Researchers at York have helped discover new details about exoplanet “K2-141b,” an extraordinary form of “lava planet” with extreme atmospheric conditions. The researchers are part of an international team of scientists, who used computer simulations to make these new findings. The details were published on November 3 in a new study published in Monthly Notices of the Royal Astronomical Society.
“K2-141b belongs to a rare class of exoplanets called lava planets, in which K2-141b has the most distinct orbit,” says lead author Tue Giang Nguyen, who is a PhD student at York’s Centre for Research in Earth and Space Sciences.
Lava planets like K2-141b orbit so close to their star that parts of their surfaces are oceans of molten lava. Close proximity to the star makes the temperatures on planets like these so blisteringly hot that they can maintain these oceans. K2-121b’s own vast lava ocean is 100 kilometres deep.
“All rocky planets, including Earth, started off as molten worlds but then rapidly cooled and solidified,” stated Nicolas Cowan, a professor at McGill University’s Department of Earth and Planetary Sciences. “Lava planets give us a rare glimpse at this stage of planetary evolution.”
Nguyen’s team worked with other researchers from McGill University and the Indian Institute of Science Education to discover what differentiates K2-141b even from other lava planets.
The planet’s extreme weather conditions also include searing, supersonic winds that reach speeds of over 5,000 kilometres per hour, meaning that even if anyone could make the trip 202 light-years away, it’s unlikely they would be staying to visit.
The study is the first to ever make predictions about K2-121b’s weather conditions. According to Nguyen, the planet’s unique positioning made it both rare and ideal for this research.
“The atmosphere of these lava planets is made up of vapourized rocks where the winds reach supersonic speed,” Nguyen says. “However, K2-141b uniquely orbits in a way that makes it easy to observe the atmosphere, making it the best target to date to detect a terrestrial atmosphere.”
“The atmosphere of these lava planets is made up of vapourized rocks where the winds reach supersonic speed. However, K2-141b uniquely orbits in a way that makes it easy to observe the atmosphere, making it the best target to date to detect a terrestrial atmosphere.”
By studying the exoplanet’s illumination patterns, the researchers found another way it differs significantly from planets in our own solar system. K2-141b is gravitationally locked, meaning that it never rotates. About two-thirds of its surface experiences perpetual daylight, so close to its star that it is estimated to reach temperatures of 3,000 degrees. Meanwhile, the darkened side reaches the opposite extreme, with incredibly cold temperatures of negative 200 degrees.
The study delved into the exoplanet’s atmosphere and weather cycle, and discovered rare conditions that make K2-141b unique, and bizarre. Its surface, ocean, and atmosphere are all composed of a single material — rocks. The planet is completely made up of sodium, silicon monoxide, and silicon dioxide.

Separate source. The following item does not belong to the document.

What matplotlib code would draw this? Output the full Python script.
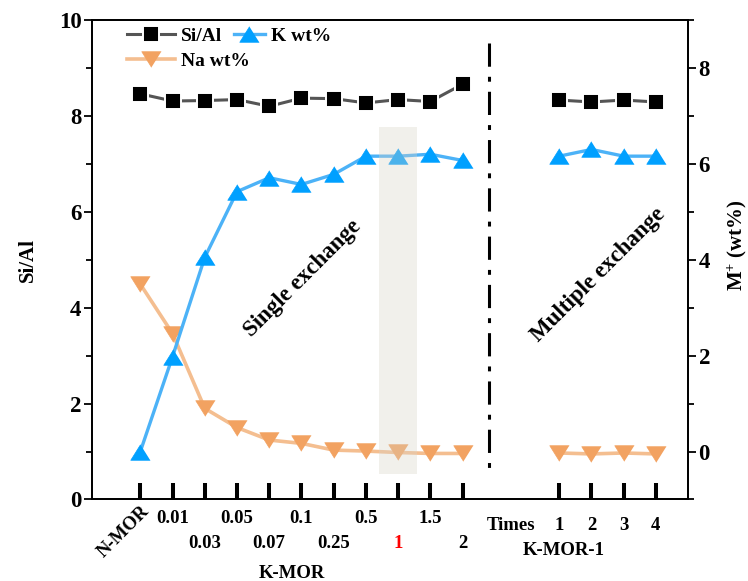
import numpy as np
import matplotlib
matplotlib.use('Agg')
import matplotlib.pyplot as plt
from matplotlib.patches import Rectangle
from matplotlib.ticker import MultipleLocator

# Si/Al ratio and cation loading of mordenite after K+ exchange.
single_labels = ['N-MOR', '0.01', '0.03', '0.05', '0.07', '0.1', '0.25', '0.5', '1', '1.5', '2']
multi_labels = ['1', '2', '3', '4']

si_al_single = [8.46, 8.31, 8.32, 8.34, 8.20, 8.37, 8.36, 8.27, 8.34, 8.30, 8.66]
si_al_multi = [8.33, 8.29, 8.33, 8.29]
k_single = [0.0, 1.98, 4.05, 5.42, 5.71, 5.57, 5.78, 6.16, 6.16, 6.20, 6.07]
k_multi = [6.16, 6.30, 6.16, 6.16]
na_single = [3.49, 2.46, 0.90, 0.50, 0.24, 0.17, 0.03, 0.01, -0.02, -0.04, -0.04]
na_multi = [-0.03, -0.05, -0.03, -0.05]

plt.rcParams['font.family'] = 'Liberation Serif'
plt.rcParams['font.weight'] = 'bold'
plt.rcParams['axes.labelweight'] = 'bold'
plt.rcParams['mathtext.fontset'] = 'custom'
plt.rcParams['mathtext.rm'] = 'Liberation Serif:bold'
plt.rcParams['mathtext.bf'] = 'Liberation Serif:bold'
plt.rcParams['mathtext.it'] = 'Liberation Serif:bold:italic'
plt.rcParams['axes.linewidth'] = 1.3

GRAY = '#555555'
BLUE = '#00a0ff'
BLUE_LINE = '#4cb2f7'
ORANGE = '#f2a261'
ORANGE_LINE = '#f4be90'
TRI_UP = [(0, 0.8), (-1, -0.8), (1, -0.8)]
TRI_DOWN = [(0, -0.8), (-1, 0.8), (1, 0.8)]

x_single = np.arange(len(single_labels))
x_multi = np.arange(len(multi_labels)) + 13

fig = plt.figure(figsize=(7.48, 5.81), dpi=100)
ax = fig.add_axes([0.123, 0.1403, 0.797, 0.8253])
ax2 = ax.twinx()

# Si/Al on the left axis
sq = dict(color=GRAY, lw=2.2, marker='s', ms=11.5, mfc='black', mec='white', mew=1.4)
h_si, = ax.plot(x_single, si_al_single, label='Si/Al', **sq)
ax.plot(x_multi, si_al_multi, **sq)

# K and Na content on the right axis
na = dict(color=ORANGE_LINE, lw=2.6, marker=TRI_DOWN, ms=14, mfc=ORANGE, mec=ORANGE, mew=0.5)
kk = dict(color=BLUE_LINE, lw=2.4, marker=TRI_UP, ms=14, mfc=BLUE, mec=BLUE, mew=0.5)
h_na, = ax2.plot(x_single, na_single, label='Na wt%', **na)
ax2.plot(x_multi, na_multi, **na)
h_k, = ax2.plot(x_single, k_single, label='K wt%', **kk)
ax2.plot(x_multi, k_multi, **kk)

# highlight the K-MOR-1 sample
ax2.add_patch(Rectangle((7.4, -0.47), 1.19, 7.24, facecolor='#d8d4c8', edgecolor='none',
                        alpha=0.35, zorder=5))

# separator between single and multiple exchange
ax.plot([10.82, 10.82], [9.51, 0.6], color='black', lw=2.2,
        linestyle=(0, (7.6, 3.3, 1.6, 3.3)))

ax.text(5.03, 4.61, 'Single exchange', rotation=45, ha='center', va='center', fontsize=16.5)
ax.text(14.21, 4.68, 'Multiple exchange', rotation=45, ha='center', va='center', fontsize=16.5)

ax.set_xlim(-1.5, 17)
ax.set_ylim(0, 10)
ax2.set_ylim(-1, 9)

ax.yaxis.set_major_locator(MultipleLocator(2))
ax.yaxis.set_minor_locator(MultipleLocator(1))
ax2.yaxis.set_major_locator(MultipleLocator(2))
ax2.yaxis.set_minor_locator(MultipleLocator(1))
ax2.set_yticks([0, 2, 4, 6, 8])

for a in (ax, ax2):
    a.tick_params(axis='y', which='major', direction='out', length=6, width=1.3,
                  labelsize=16.5, pad=1.5)
    a.tick_params(axis='y', which='minor', direction='out', length=4.5, width=1.3)

ax.set_xticks(np.concatenate([x_single, x_multi]))
ax.tick_params(axis='x', direction='in', length=11.5, width=2.9, labelbottom=False)

ax.set_ylabel('Si/Al', fontsize=15)
ax.yaxis.set_label_coords(-0.09, 0.5)
ax2.set_ylabel('M$^{+}$ (wt%)', fontsize=15)
ax2.yaxis.set_label_coords(1.063, 0.53)

# category labels below the axis, staggered on two rows
xt = ax.get_xaxis_transform()
for i, lab in enumerate(single_labels):
    if i == 0:
        ax.text(-0.53, -0.068, lab, transform=xt, rotation=45, ha='center', va='center',
                fontsize=13.5)
        continue
    y = -0.049 if i % 2 == 1 else -0.101
    color = 'red' if lab == '1' else 'black'
    ax.text(x_single[i], y, lab, transform=xt, ha='center', va='baseline',
            fontsize=13.5, color=color)
for i, lab in enumerate(multi_labels):
    ax.text(x_multi[i], -0.0646, lab, transform=xt, ha='center', va='baseline', fontsize=13.5)
ax.text(11.5, -0.0646, 'Times', transform=xt, ha='center', va='baseline', fontsize=13.5)
ax.text(4.69, -0.1637, 'K-MOR', transform=xt, ha='center', va='baseline', fontsize=13.5)
ax.text(13.13, -0.1157, 'K-MOR-1', transform=xt, ha='center', va='baseline', fontsize=13.5)

# legend: Si/Al and K on the first row, Na below
leg_kw = dict(loc='upper left', frameon=False, fontsize=14, handletextpad=0.3,
              borderpad=0, borderaxespad=0)
leg_si = ax2.legend(handles=[h_si], bbox_to_anchor=(0.058, 0.985), handlelength=2.5, **leg_kw)
ax2.add_artist(leg_si)
leg_k = ax2.legend(handles=[h_k], bbox_to_anchor=(0.238, 0.985), handlelength=1.6, **leg_kw)
ax2.add_artist(leg_k)
ax2.legend(handles=[h_na], bbox_to_anchor=(0.058, 0.933), handlelength=2.5, **leg_kw)

fig.savefig('out.png', dpi=100)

On Earth, our high temperatures cause water to evaporate, then condenses and rains back down to the earth from the clouds, in what is known as the water cycle. Notably, K2-121b experiences something similar — with rocks.
The bright side of the planet reaches temperatures hot enough to vaporize the rocks on its surface. That dissolved rock becomes mineral vapour and creates a thin atmosphere of its own, which can be visible to the researchers.
“Our finding likely means that the atmosphere extends a little beyond the shore of the magma ocean, making it easier to spot with space telescopes,” said Cowan.
Finally, the study found that the evaporated rock is swept to the frigid night side by K2-12b’s supersonic winds, where it solidifies and “rains” rocks back down into the lava ocean.
These incredible findings are just a sampling of the planetary research conducted by students of the Centre for Research in Earth and Space Sciences.
“My students are mainly working on a mixture of science and engineering projects,” says Professor John E. Moores, co-author of the study and York Research Chair in Space Exploration. “Right now, we are developing instruments for future Mars and lunar spacecrafts and studying the science of the Martian atmosphere, investigating where water can be found on the Moon’s surface, and modeling the behaviour of planets in other solar systems.”
As for research regarding K2-121b, scientists have only just begun to scratch its molten surface. Researchers hope the launch of the James Webb Space Telescope in 2021 will help further verify these findings. Moreover, Nguyen is still currently doing work related to the extreme planet.
“I am currently working on the process of cloud formation on K2-141b and how they affect observations,” he says.